1. Portrait de Juana Romani (à gauche) sur une publicité pour le parfum Lenthéric, reproduite par Femina, n°42, 15 octobre 1902, © Collection particulière.
Femme peintre renommée et célébrée de la fin du XIXe siècle, Juana Romani (1867-1923) s’avère une artiste aujourd’hui oubliée1. De son vrai nom Joana Carolina Carlesimo, originaire de la région du Latium, de condition modeste, elle s’est formée de manière indirecte à la pratique du dessin et de la peinture en posant pour des peintres et sculpteurs (Falguière, Prouvé, Henner, Carolus-Duran, Roybet) qui apprécient son corps juvénile mais formé, son visage mutin avec une fossette au menton et sa chevelure aux reflets roux. De modèle chez Jean-Jacques Henner2 (1829-1905), elle devient, en 1887, son élève dans le cadre de l’« Atelier des Dames », atelier réservé aux femmes, qu’il dirige avec Carolus-Duran (1837-1917). Le « peintre des reîtres », Ferdinand Roybet (1840-1920), la fait poser la première fois en 1885. Leur relation se transforme en un lien intime et ils ont une vie maritale bien que Roybet soit marié. Abandonnant son activité de modèle, Juana Romani se lance dans une carrière artistique.
De son vivant, les seules lignes qui lui sont consacrées dans la presse s’inscrivent dans la temporalité des expositions de la Société des Artistes français. Elle y reste fidèle durant une carrière de dix-sept années. Émancipée de son statut de modèle, elle obtient une notoriété peu égalée parmi les artistes femmes de cette époque, comme en témoignent les photographies commerciales qui font usage de son image [ill. 1].
Plusieurs plumes rendent hommage à son talent. Gustave Haller, pseudonyme de la comédienne et femme de lettres Mlle Valérie, Arsène Alexandre, Gustave Goetschy, Camille Mauclair, Armand Silvestre, Louis Vauxcelles, Charles Yriarte. Ceux-là verront généralement en elle des qualités propres et individuelles, sans pour autant la rapprocher d’autres peintres ou d’une esthétique particulière. Les autres critiques citent systématiquement ses professeurs, réels ou supposés l’être. Il ne fait pas de doute que certains peintres ont marqué l’imaginaire de Juana Romani. Toutefois, la récurrence du seul nom d’Henner, puis de celui de Roybet, ne manque pas d’interroger. La relation qu’elle entretient à la ville avec ce dernier a sans doute infléchi le jugement des critiques. Ce discours est d’ailleurs paradoxalement renforcé par la stratégie qu’opère Juana Romani pour s’imposer sur la scène artistique parisienne.

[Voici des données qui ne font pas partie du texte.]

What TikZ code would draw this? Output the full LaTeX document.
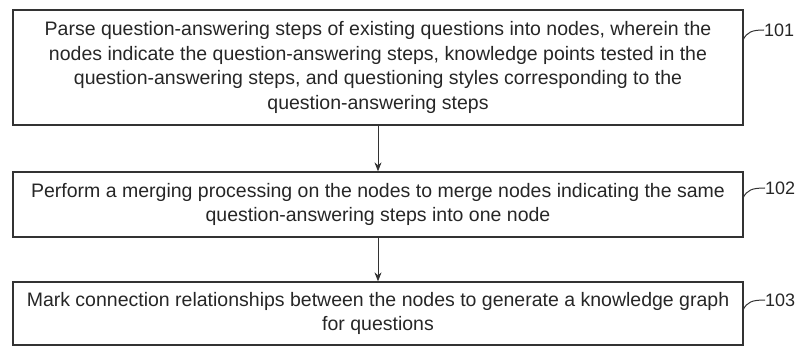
\documentclass[tikz,border=0pt]{standalone}
\usepackage{fontspec}
\setmainfont{Liberation Sans}
\usetikzlibrary{arrows.meta}
\begin{document}
\begin{tikzpicture}[x=1pt,y=-1pt,
  stepbox/.style={draw=black!80, line width=1.3pt, minimum width=730pt, align=center,
    font=\fontsize{19.5}{24.5}\selectfont, inner sep=0pt, text=black!85},
  lbl/.style={font=\fontsize{18}{22}\selectfont, inner sep=0pt, anchor=west, text=black!85},
  flow/.style={-{Stealth[length=9pt,width=7pt]}, line width=0.8pt, draw=black!80},
  lead/.style={line width=1pt, draw=black!80}]
\useasboundingbox (0,0) rectangle (800,347);
\node[stepbox, minimum height=115pt] (b1) at (378,67.5)
  {Parse question-answering steps of existing questions into nodes, wherein the\\
   nodes indicate the question-answering steps, knowledge points tested in the\\
   question-answering steps, and questioning styles corresponding to the\\
   question-answering steps};
\node[stepbox, minimum height=65pt] (b2) at (378,204.5)
  {Perform a merging processing on the nodes to merge nodes indicating the same\\
   question-answering steps into one node};
\node[stepbox, minimum height=63pt] (b3) at (378,313.5)
  {Mark connection relationships between the nodes to generate a knowledge graph\\
   for questions};
\node[lbl] (l1) at (764,30) {101};
\node[lbl] (l2) at (765,188) {102};
\node[lbl] (l3) at (765,300) {103};
\coordinate (t1) at (743,40);
\coordinate (t2) at (743,198);
\coordinate (t3) at (743,310);
\draw[lead] (t1) .. controls (747,32) and (752,30) .. (l1.west);
\draw[lead] (t2) .. controls (747,190) and (752,188) .. (l2.west);
\draw[lead] (t3) .. controls (747,302) and (752,300) .. (l3.west);
\draw[flow] (b1.south) -- (b2.north);
\draw[flow] (b2.south) -- (b3.north);
\end{tikzpicture}
\end{document}
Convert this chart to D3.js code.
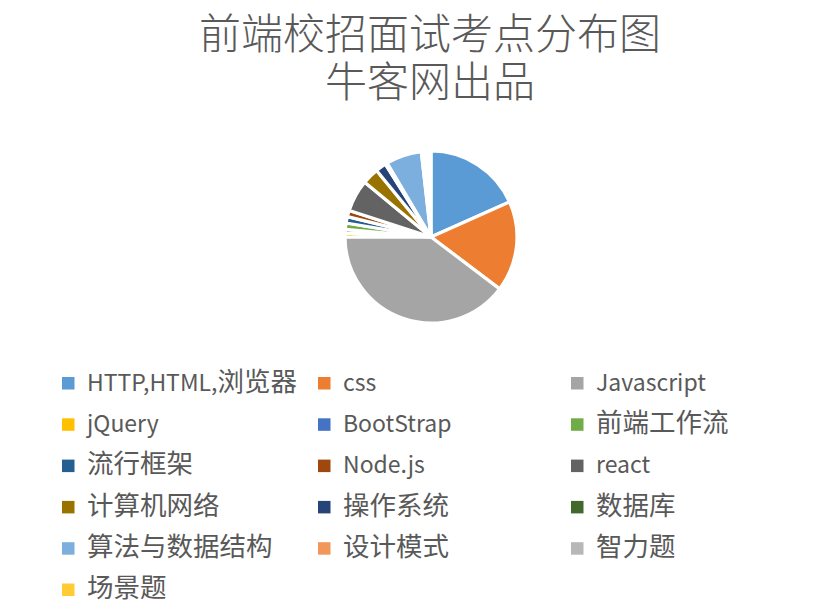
<!DOCTYPE html>
<html><head><meta charset="utf-8">
<script src="https://cdn.jsdelivr.net/npm/d3@7"></script>
<style>body{margin:0;background:#fff}</style>
</head><body>
<svg id="c" width="825" height="609"></svg>
<script>
const titleLines = ["前端校招面试考点分布图", "牛客网出品"];
const categories = ["HTTP,HTML,浏览器","css","Javascript","jQuery","BootStrap","前端工作流","流行框架","Node.js","react","计算机网络","操作系统","数据库","算法与数据结构","设计模式","智力题","场景题"];
const values = [18.3,17.0,39.7,0.7,0.7,1.2,1.2,1.2,6.0,3.1,2.0,0.4,6.7,0.6,0.6,0.6];
const colors = ["#5B9BD5","#ED7D31","#A5A5A5","#FFC000","#4472C4","#70AD47","#255E91","#9E480E","#636363","#997300","#264478","#43682B","#7CAFDD","#F1975A","#B7B7B7","#FFCD33"];

const svg = d3.select("#c");
const font = "'Noto Sans CJK SC','Noto Sans',sans-serif";

const title = svg.append("text")
  .attr("text-anchor","middle")
  .attr("font-family", font).attr("font-weight", 300)
  .attr("font-size", 42).attr("fill","#595959");
title.selectAll("tspan").data(titleLines).join("tspan")
  .attr("x", 430).attr("y", (d,i)=>49 + i*48)
  .text(d=>d);

const data = categories.map((c,i)=>({name:c, value:values[i], color:colors[i]}));
const pie = d3.pie().sort(null).value(d=>d.value);
const arc = d3.arc().innerRadius(0).outerRadius(86);
const g = svg.append("g").attr("transform","translate(431,237)");
g.selectAll("path").data(pie(data)).join("path")
  .attr("d", arc)
  .attr("fill", d=>d.data.color)
  .attr("stroke","#fff").attr("stroke-width",3.2).attr("stroke-linejoin","round");

const colX = [62, 318, 571];
const rowY0 = 383, rowH = 41.3;
const leg = svg.append("g");
const items = leg.selectAll("g").data(data).join("g")
  .attr("transform",(d,i)=>`translate(${colX[i%3]},${rowY0 + Math.floor(i/3)*rowH})`);
items.append("rect").attr("x",0).attr("y",-6).attr("width",12.5).attr("height",12.5).attr("fill",d=>d.color);
function runs(s){
  const out=[]; const re=/[\u3400-\u9fff]+|[^\u3400-\u9fff]+/g; let m;
  while((m=re.exec(s))) out.push({t:m[0], cjk:/[\u3400-\u9fff]/.test(m[0])});
  return out;
}
const lt = items.append("text").attr("x",25).attr("y",2).attr("dy","0.36em")
  .attr("font-family", font).attr("fill","#595959");
lt.selectAll("tspan").data(d=>runs(d.name)).join("tspan")
  .attr("font-size", r=>r.cjk?26.5:23)
  .text(r=>r.t);
</script>
</body></html>
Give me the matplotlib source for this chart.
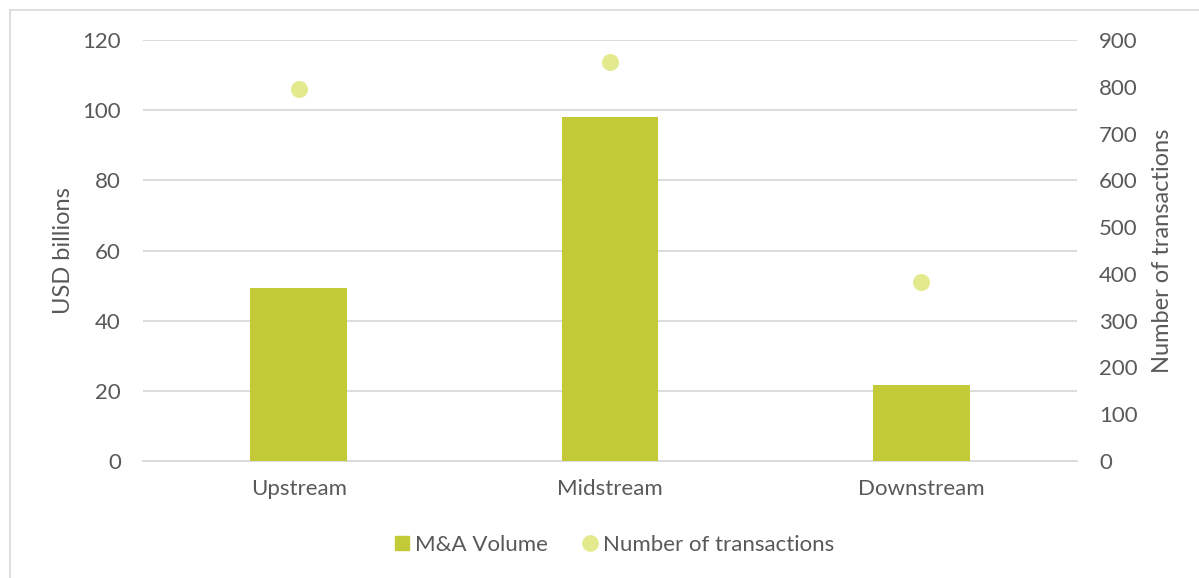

À vingt-et-un ans, Juana Romani débute sa carrière artistique en présentant au Salon des Artistes français de 1888 une aquarelle représentant une gitane. Carolus-Duran, qui encadre l’atelier qu’elle fréquente, l’a explicitement soutenue en demandant à son collègue Jean-Jacques Henner d’infléchir les membres du jury3. L’année suivante, ces derniers retiennent cette fois-ci deux tableaux à l’huile, Le Matin et Femme surprise. Le court descriptif qui lui est alloué dans les catalogues ne fait alors mention d’aucun de ses maîtres. La même année, en raison de sa nationalité d’origine, elle se démarque en figurant à l’Exposition universelle aux côtés d’autres « Italiens parisianisés4 » selon la formule de Louis Vauxcelles. Décorée par une médaille d’argent, elle obtient le statut « hors-concours ». Alors qu’elle est assurée, à partir de 1890, de pouvoir exposer au Salon, elle fait désormais figurer dans le catalogue les noms de ceux qu’elle considère comme ses maîtres : Henner et Roybet. La critique saura s’en emparer.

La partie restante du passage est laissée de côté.